TACOMA — Since the age of 6, Kelcy Allen has been trying to repay a debt of gratitude to the boy who died saving his life.

Allen was rescued April 13, 1949, the day a magnitude 7.1 earthquake sent bricks and cornerstones tumbling down from Tacoma’s old Lowell Elementary School, built in 1892.

He made it out alive, thanks to a sixth-grade safety patrol boy named Marvin Klegman.

Eleven-year-old Marvin grabbed the younger boy’s hand, led him from the school basement and threw himself on top of him when the masonry began to fall.

Allen, now 72, has never forgotten.

“I have been blessed,” he says. “I’ve been given something. I have been fortunate to live a really rich life. It’s part of me — part of my being.”

Since that day at Lowell, Allen has lived in Oregon, California, Hawaii and elsewhere around the Pacific. He’s served in the Army, worked as a police officer and a videographer in Los Angeles, a flight instructor in Hawaii, a certified nurseryman in Portland and, most recently, a cabinet maker in Snohomish County.

He’s wind-surfed in Mexico, bungee-jumped in Australia and skydived in Oregon.

“I have used every bit of my time,” Allen said. “I figured I better not waste it, because some little boy gave up his existence for me.”

He recalls standing in the basement of the North End school on the day of the earthquake. He remembers the patrol boy telling him he was standing on the wrong side of a dividing line that separated girls from boys.

“I remember sirens, and a boy saying, ‘You’re not supposed to be here. You’re in the girls’ basement.’ He grabbed my hand and we ran out the door. Bricks began to fall, and he said, ‘Watch out.’ He tugged me, and pulled me under his arm. I woke up in an ambulance.”

Since 2003, that moment in 1949 has been frozen in time in a statue outside the rebuilt Lowell, at the corner of North 12th and I streets. The bronze sculpture by artist Larry Anderson shows the two boys running for their lives with Marvin in the lead, looking skyward, holding Allen’s hand. At their feet are fallen bricks.

But for Allen’s conscience, the statue might never have been installed. It was after the Nisqually earthquake struck the Puget Sound region in 2001 that Allen went fishing for News Tribune files at the Tacoma Public Library. That’s where he discovered the name of the hero who saved him.

Allen’s family moved to Portland not long after the earthquake, and he never learned Marvin’s name. He remembers telling the story to boyhood friends, but the name of his rescuer was always missing.

Once he learned Marvin’s identity, Allen’s efforts to share his story prompted a fundraising effort that built the statue and a proclamation making April 13 Marvin Klegman Day.

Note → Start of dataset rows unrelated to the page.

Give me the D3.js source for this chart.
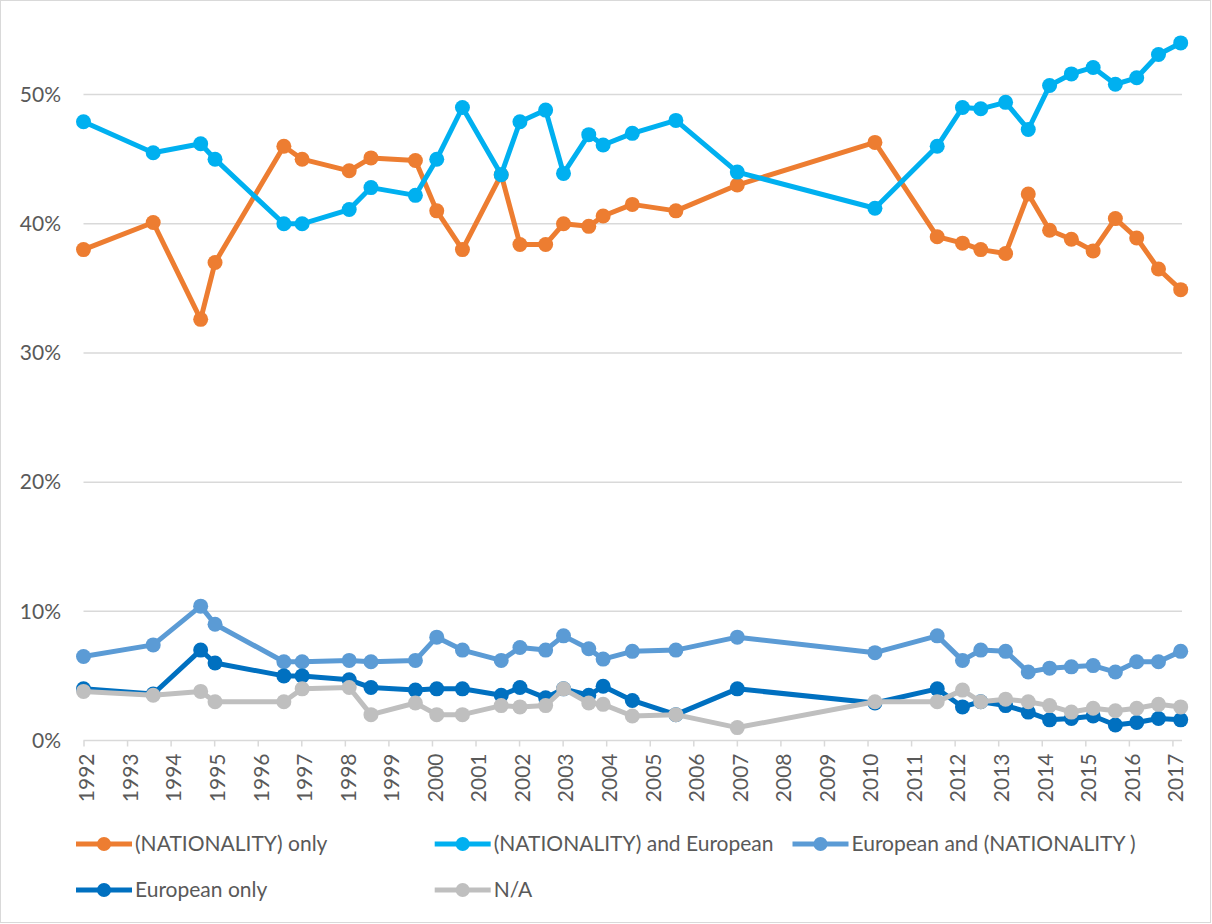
<!DOCTYPE html>
<html>
<head>
<meta charset="utf-8">
<script src="https://cdn.jsdelivr.net/npm/d3@7"></script>
<style>
	body { margin: 0; background: #fff; }
	svg text { font-family: Lato, "Open Sans", sans-serif; fill: #595959; }
</style>
</head>
<body>
<div id="chart"></div>
<script>
// survey dates (fractional years)
var surveyDates = [1992.0, 1993.6, 1994.69, 1995.02, 1996.6, 1997.02, 1998.1, 1998.6,
	1999.62, 2000.11, 2000.7, 2001.59, 2002.02, 2002.61, 2003.02, 2003.6, 2003.93,
	2004.6, 2005.6, 2007.01, 2010.17, 2011.6, 2012.18, 2012.6, 2013.17, 2013.69,
	2014.18, 2014.68, 2015.18, 2015.69, 2016.18, 2016.68, 2017.19];

var nationalityOnly = [38.0, 40.1, 32.6, 37.0, 46.0, 45.0, 44.1, 45.1, 44.9, 41.0, 38.0,
	43.8, 38.4, 38.4, 40.0, 39.8, 40.6, 41.5, 41.0, 43.0, 46.3, 39.0, 38.5, 38.0, 37.7,
	42.3, 39.5, 38.8, 37.9, 40.4, 38.9, 36.5, 34.9];
var nationalityAndEuropean = [47.9, 45.5, 46.2, 45.0, 40.0, 40.0, 41.1, 42.8, 42.2, 45.0,
	49.0, 43.8, 47.9, 48.8, 43.9, 46.9, 46.1, 47.0, 48.0, 44.0, 41.2, 46.0, 49.0, 48.9,
	49.4, 47.3, 50.7, 51.6, 52.1, 50.8, 51.3, 53.1, 54.0];
var europeanAndNationality = [6.5, 7.4, 10.4, 9.0, 6.1, 6.1, 6.2, 6.1, 6.2, 8.0, 7.0,
	6.2, 7.2, 7.0, 8.1, 7.1, 6.3, 6.9, 7.0, 8.0, 6.8, 8.1, 6.2, 7.0, 6.9, 5.3, 5.6, 5.7,
	5.8, 5.3, 6.1, 6.1, 6.9];
var europeanOnly = [4.0, 3.6, 7.0, 6.0, 5.0, 5.0, 4.7, 4.1, 3.9, 4.0, 4.0, 3.5, 4.1, 3.3,
	4.0, 3.5, 4.2, 3.1, 2.0, 4.0, 2.9, 4.0, 2.6, 3.0, 2.7, 2.2, 1.6, 1.7, 1.9, 1.2, 1.4,
	1.7, 1.6];
var notAnswered = [3.8, 3.5, 3.8, 3.0, 3.0, 4.0, 4.1, 2.0, 2.9, 2.0, 2.0, 2.7, 2.6, 2.7,
	4.0, 2.9, 2.8, 1.9, 2.0, 1.0, 3.0, 3.0, 3.9, 3.0, 3.2, 3.0, 2.7, 2.2, 2.5, 2.3, 2.5,
	2.8, 2.6];

var seriesNames = ["(NATIONALITY) only", "(NATIONALITY) and European",
	"European and (NATIONALITY )", "European only", "N/A"];
var seriesColors = ["#ED7D31", "#00B0F0", "#5B9BD5", "#0070C0", "#BFBFBF"];
var yTicks = [0, 10, 20, 30, 40, 50];
var yearTicks = d3.range(1992, 2018);

var allSeries = [nationalityOnly, nationalityAndEuropean, europeanAndNationality,
	europeanOnly, notAnswered];

var width = 1212, height = 924;
var svg = d3.select("#chart").append("svg")
	.attr("width", width).attr("height", height);

// chart border
svg.append("rect").attr("x", 0.5).attr("y", 0.5)
	.attr("width", width - 2).attr("height", height - 2)
	.attr("fill", "#fff").attr("stroke", "#D9D9D9");

var x = d3.scaleLinear().domain([1992, 2017.19]).range([83.5, 1180.7]);
var y = d3.scaleLinear().domain([0, 55]).range([740.5, 30]);
var plotRight = 1182;

// gridlines
svg.append("g").selectAll("line").data(yTicks.slice(1)).enter().append("line")
	.attr("x1", x.range()[0]).attr("x2", plotRight)
	.attr("y1", function(d) { return y(d); })
	.attr("y2", function(d) { return y(d); })
	.attr("stroke", "#D9D9D9").attr("stroke-width", 1.5);

// y labels
svg.append("g").selectAll("text").data(yTicks).enter().append("text")
	.attr("x", 61).attr("y", function(d) { return y(d); })
	.attr("dy", "0.35em").attr("text-anchor", "end")
	.attr("font-size", "21px")
	.text(function(d) { return d + "%"; });

// x axis
var xAxis = d3.axisBottom(x).tickValues(yearTicks).tickSize(6)
	.tickFormat(d3.format("d"));
var gx = svg.append("g").attr("transform", "translate(0," + y(0) + ")").call(xAxis);
gx.select(".domain").attr("stroke", "#D9D9D9").attr("stroke-width", 1.5)
	.attr("d", "M" + x.range()[0] + ",0H" + plotRight);
gx.selectAll(".tick line").attr("stroke", "#D9D9D9").attr("stroke-width", 1.5);
gx.selectAll(".tick text")
	.attr("font-size", "21px").attr("font-family", "Lato, sans-serif")
	.attr("fill", "#595959")
	.attr("text-anchor", "end").attr("y", 0).attr("dy", "0.35em")
	.attr("transform", "translate(3,13) rotate(-90)");

// series, in Excel order
var line = d3.line()
	.x(function(d, i) { return x(surveyDates[i]); })
	.y(function(d) { return y(d); });

allSeries.forEach(function(values, s) {
	var g = svg.append("g");
	g.append("path").datum(values).attr("d", line)
		.attr("fill", "none").attr("stroke", seriesColors[s])
		.attr("stroke-width", 5).attr("stroke-linejoin", "round");
	g.selectAll("circle").data(values).enter().append("circle")
		.attr("cx", function(d, i) { return x(surveyDates[i]); })
		.attr("cy", function(d) { return y(d); })
		.attr("r", 7.5).attr("fill", seriesColors[s]);
});

// legend
var legendPos = [[76, 844], [434.7, 844], [792.5, 844], [76, 890], [434.7, 890]];
var legend = svg.append("g").selectAll("g").data(seriesNames).enter().append("g")
	.attr("transform", function(d, i) {
		return "translate(" + legendPos[i][0] + "," + legendPos[i][1] + ")";
	});
legend.append("line").attr("x1", 0).attr("x2", 56).attr("y1", 0).attr("y2", 0)
	.attr("stroke", function(d, i) { return seriesColors[i]; })
	.attr("stroke-width", 5);
legend.append("circle").attr("cx", 28).attr("cy", 0).attr("r", 7)
	.attr("fill", function(d, i) { return seriesColors[i]; });
legend.append("text").attr("x", 59).attr("y", 0).attr("dy", "0.35em")
	.attr("font-size", "21px")
	.text(function(d) { return d; });
</script>
</body>
</html>
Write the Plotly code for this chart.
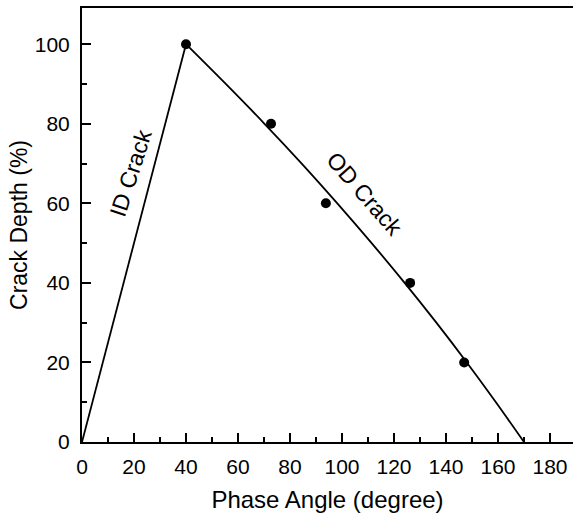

Every year, Lowell students recognize Marvin by participating in acts of kindness to help others. The local Red Cross chapter now bestows a Marvin Klegman Memorial Award for heroism.

“I’ve always kept a low profile because this story was never about me,” Allen said. “It’s about a thoughtful young boy who unknowingly sacrificed everything simply by living up to the responsibility he felt to help others.”

Allen can still feel a slight indentation in his forehead, evidence of the brick that knocked him unconscious.

He remembers recovering at his home not far from Wright Park, looking out the window and seeing motorcycles drive by. He later learned it was probably Marvin’s funeral procession, as it headed to or from what was then the local Jewish temple, Temple Beth Israel.

Whenever the Echo Lake resident drives south to Portland to see his daughter Natalie, he tries to stop to visit Marvin’s grave at the Home of Peace Cemetery in Lakewood. There, he leaves a stone of remembrance atop the headstone.

Allen and his daughter are Christian. But he said Natalie had a Star of David tattooed on her inner wrist “out of respect for what Marvin did.”

Allen thinks about Marvin often, especially as April 13 rolls around. But the anniversary is always bittersweet — a celebration of his own life well-lived, but sorrow for the older boy whose sacrifice made that life possible.

This year on the anniversary date, Allen was back at Lowell, speaking to students about the value of good deeds.

Today’s Lowell kids know the statue and the story behind it. But Allen said many were surprised to learn that one of the boys it depicts is now all grown up.

“I told them that little kindergartner is me,” he said. “Their jaws dropped.”

He told students that while they can’t all be life-savers, they can contribute in small ways. He made a list of more than a dozen suggestions. Among them: bake cookies and take them to a senior center; sit down with and get to know a new student at school; donate your outgrown toys to charity.

Allen said he has tried to live without spite or other negative emotions.

“People never see me get angry,” he said. “I have no right to be mad at life. It’s all about being grateful.”

He calls it Marvin’s Law.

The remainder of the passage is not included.